Repeat offending the reason for Bridgestone’s US$425 million fine
Earlier today, Bridgestone shared news that it has entered into a plea agreement with the US Department of Justice on antitrust activities and accepted a $425 million fine. But it omitted to mention that the amount to be paid is so large because this isn’t the first time Bridgestone has been found guilty of price-fixing in the United States.
In a statement published yesterday, the Department of Justice confirmed that Bridgestone’s failure to disclose its participation in a “anti-vibration rubber parts conspiracy” when it pleaded guilty to price-fixing and Foreign Corrupt Practices Act violations in the marine hose industry in October 2011 – for which it was penalised $28 million – was a “factor in determining the $425 million fine.”
“The Antitrust Division will take a hard line when repeat offenders fail to disclose additional anticompetitive behaviour,” said Brent Snyder, deputy assistant attorney general for the Antitrust Division’s criminal enforcement programme within the Department of Justice. “Today’s significant fine reaffirms the division’s commitment to holding companies accountable for conduct that harms US consumers.”

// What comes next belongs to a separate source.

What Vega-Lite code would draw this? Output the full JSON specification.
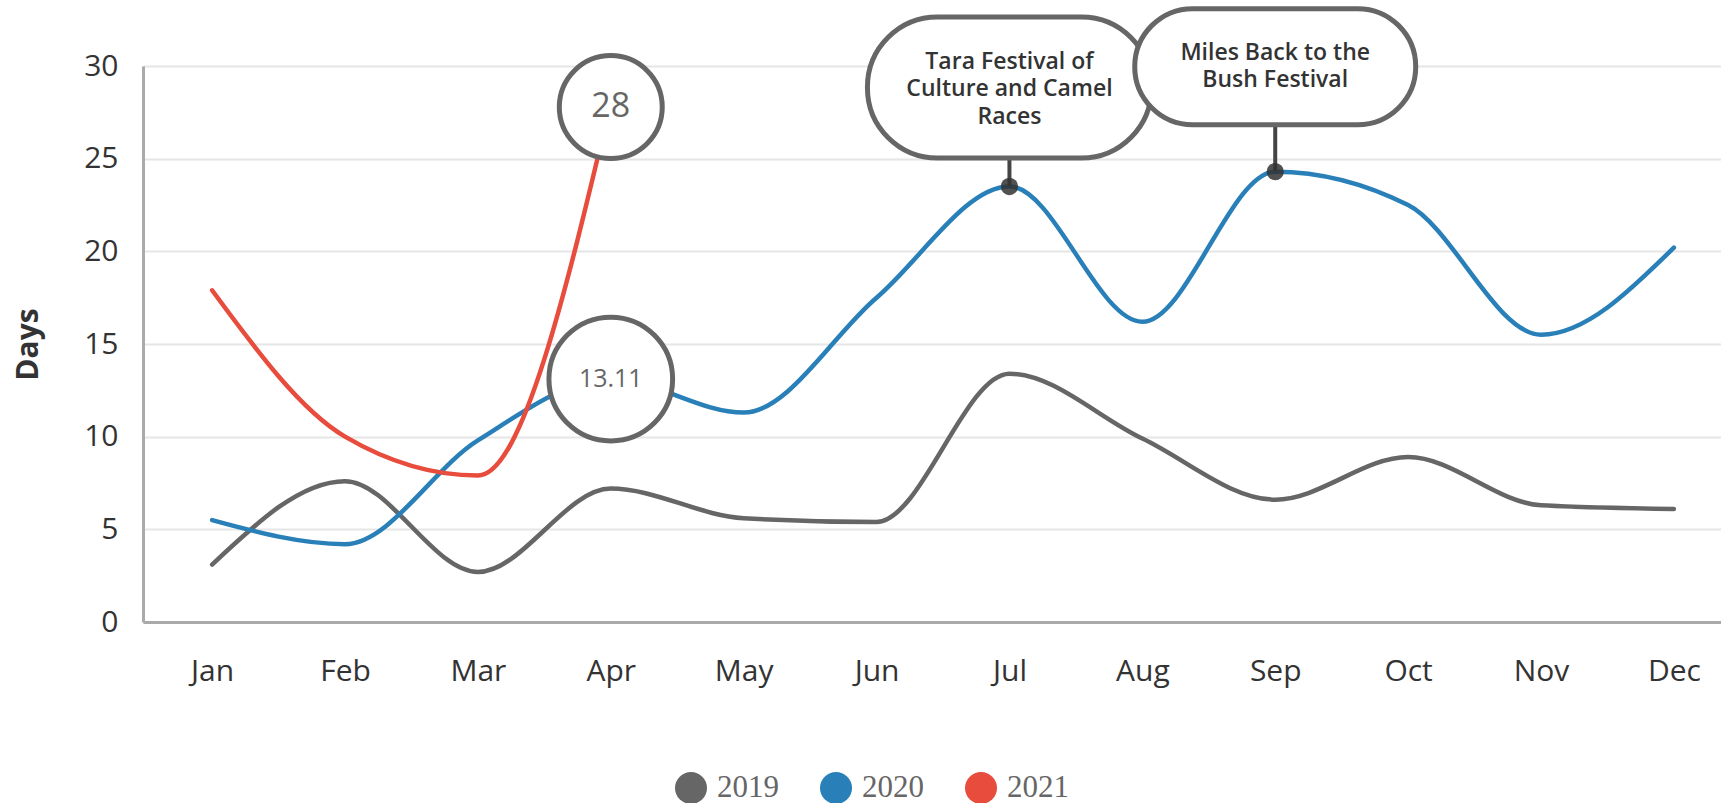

According to a one-count felony charge filed on 13 February in the US District Court for the Northern District of Ohio in Toledo, Bridgestone engaged in a conspiracy to allocate sales of, to rig bids for and to fix, raise and maintain the prices of automotive anti-vibration rubber parts it sold to Toyota Motor Corp., Nissan Motor Corp., Fuji Heavy Industries Ltd., Suzuki Motor Corp., Isuzu Motors Ltd. and certain of their subsidiaries, affiliates and suppliers, in the United States and elsewhere. In addition to the criminal fine, Bridgestone also has agreed to cooperate with the department’s ongoing auto parts investigations.
The charges state that Bridgestone and its co-conspirators carried out the conspiracy through meetings and conversations in which they discussed and agreed upon bids, prices and allocating sales of certain automotive anti-vibration rubber products. After exchanging this information with its co-conspirators, Bridgestone submitted bids and prices in accordance with those agreements and sold and accepted payments for automotive anti-vibration rubber parts at collusive and noncompetitive prices. Bridgestone’s involvement in the conspiracy to fix prices of anti-vibration rubber parts lasted from at least January 2001 until at least December 2008.
“The Cleveland Division of the FBI is committed to aggressively investigating price-fixing and other antitrust violations,” said special agent in charge Stephen D. Anthony. “The illegal activity in this case threatened the basic tenet of free competition. We are pleased with the acceptance of responsibility along with the significant penalty which will be paid by Bridgestone for this conspiracy to fix prices. Together with our partners in the Department of Justice’s Antitrust Division, we will continue to combat illegal practices which threaten consumers across the United States.”
Including Bridgestone, 26 companies have pleaded guilty or agreed to plead guilty in the department’s ongoing investigation into price fixing and bid rigging in the automotive parts industry. The companies have agreed to pay a total of more than $2 billion in criminal fines. Additionally, 28 individuals have been charged. Bridgestone is charged with price fixing in violation of the Sherman Act, which carries maximum penalties of a $100 million criminal fine for corporations. The maximum fine may be increased to twice the gain derived from the crime or twice the loss suffered by the victims of the crime, if either of those amounts is greater than the statutory maximum fine.
The Department of Justice says Bridgestone’s prosecution is the result of an ongoing federal antitrust investigation into price fixing, bid rigging and other anticompetitive conduct in the automotive parts industry, which is being conducted by each of the Antitrust Division’s criminal enforcement sections and the FBI. The charge was brought by the Antitrust Division’s Chicago Office and the FBI’s Cleveland Field Office, with the assistance of the FBI headquarters’ International Corruption Unit and the US Attorney’s Office for the Northern District of Ohio.